C’est là précisément ce qui est arrivé en Allemagne. Ce peuple qui pendant des siècles avait rêvé sa vie, a été appelé tout à coup à vivre son rêve. Faut-il s’étonner si toutes ses forces vives ont été réclamées par les exigences impérieuses de l’action, et si ses facultés spéculatives et métaphysiques, qui jusque-là avaient pu s’exercer à loisir, sont entrées alors dans une période de repos ? Le développement harmonieux et simultané de toutes les puissances d’un peuple est une exception dans l’histoire, exception très rare qui fait les grands siècles. C’est le contraire qui est la règle. En général, la maturité politique et l’expansion militaire ne coïncident pas avec la période la plus brillante pour la science, l’art ou la littérature. L’Allemagne même était politiquement bien faible quand elle produisait les Schiller et les Goethe, les Kant et les Fichte, les Mozart et les Beethoven. Dans l’épanouissement de sa puissance militaire et de son unité politique, l’artiste de génie seul s’est retrouvé : point de poète ni de philosophe qui égalât les grands morts. Beaucoup d’Allemands croyaient que la fondation du nouvel empire allait être le signal d’une brillante floraison artistique et littéraire. Ils ont espéré longtemps, et maintenant ils désespèrent. Mais, à vrai dire, leur attente ne se fondait sur aucune présomption solide. Si la période de vingt-quatre ans écoulée depuis 1870 est encore glorieuse pour la science et pour l’art. de l’Allemagne, elle comptera parmi les plus plates pour sa littérature, comme parmi les plus stériles pour sa métaphysique.
Nous ne dirons pas, néanmoins, que la métaphysique soit morte en Allemagne, et qu’on ne verra plus toute une génération,
comme au temps de Hegel, s’abandonner à la séduction d’une
pensée ambitieuse et victorieuse.
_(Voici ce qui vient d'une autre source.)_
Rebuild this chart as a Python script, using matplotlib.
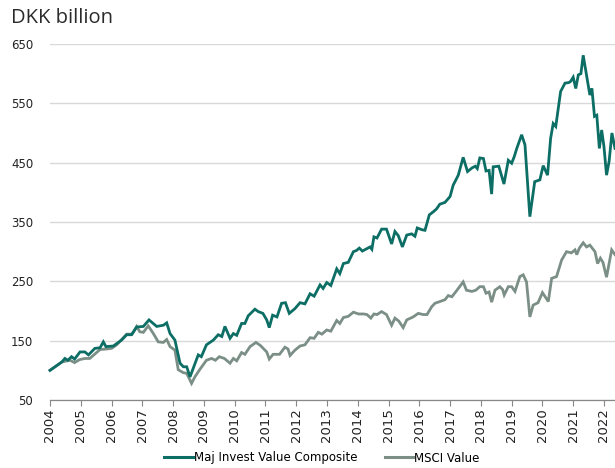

Qui sait ? Peut-être est-il né
déjà, dans quelque petite ville de Saxe ou de Prusse, un second
Leibniz ou un second Kant. Peut-être avant vingt ans réveillera-t-il le sens métaphysique de l’Allemagne, assoupi, mais non
aboli ? Il est difficile d’exagérer la misère intellectuelle où croupissait l’Allemagne, à la fin du xviie siècle, et la brutalité bestiale
et insolente des rares étudians qui fréquentaient alors les universités. Cela a-t-il empêché que Leibniz ne parût, et ne se fît comprendre, presque, de Wolff et de ses successeurs ? Kant dit lui-même que la métaphysique était tombée, de son temps, dans un
discrédit mérité. En a-t-il moins exercé une action durable et
profonde, si profonde que, pour en trouver une qui lui soit comparable, on devrait peut-être remonter jusqu’à Aristote ? À de certains momens un homme de génie apparaît, et il imprime une
direction nouvelle à la pensée de son siècle : si l’Allemagne n’avait
pas eu Kant, elle n’aurait sans doute pas eu non plus Fichte, ni
Schelling, ni Hegel, ni Schopenhauer. Au lieu d’être attirés par
la métaphysique, ils seraient peut-être allés l’un au roman, les
autres à l’histoire ou à la science. Tout dépend donc de l’apparition d’un génie original. À quoi tient-il qu’il apparaisse ? Nous
l’ignorons, et la méthode nous manque pour le déterminer. Mais
notre besoin de comprendre nous fait projeter sur l’histoire la
lumière que nous voulons y trouver. Nous nous dupons nous-mêmes avec la théorie des « milieux », et nous démontrons
qu’à tel moment donné un Socrate,un Descartes ou un Kant devait nécessairement paraître. Cependant, si cette théorie peut
faire illusion quelque temps quand il s’agit du passé, elle n’a ni
le pouvoir ni, je pense, la prétention de prédire ce qui va naître,
tout à l’heure, d’un « milieu » actuellement vivant, comme celui
où s’agitent et se mêlent les énergies d’une grande nation. Le
mieux est donc de s’abstenir de toute prophétie. L’Allemagne
montre aujourd’hui pour la spéculation métaphysique autant
d’indifférence qu’elle a témoigné de goût autrefois. Ce changement a des causes qui sont assez évidentes, et qui ne semblent
pas près de disparaître. L’avenir dira s’il est définitif.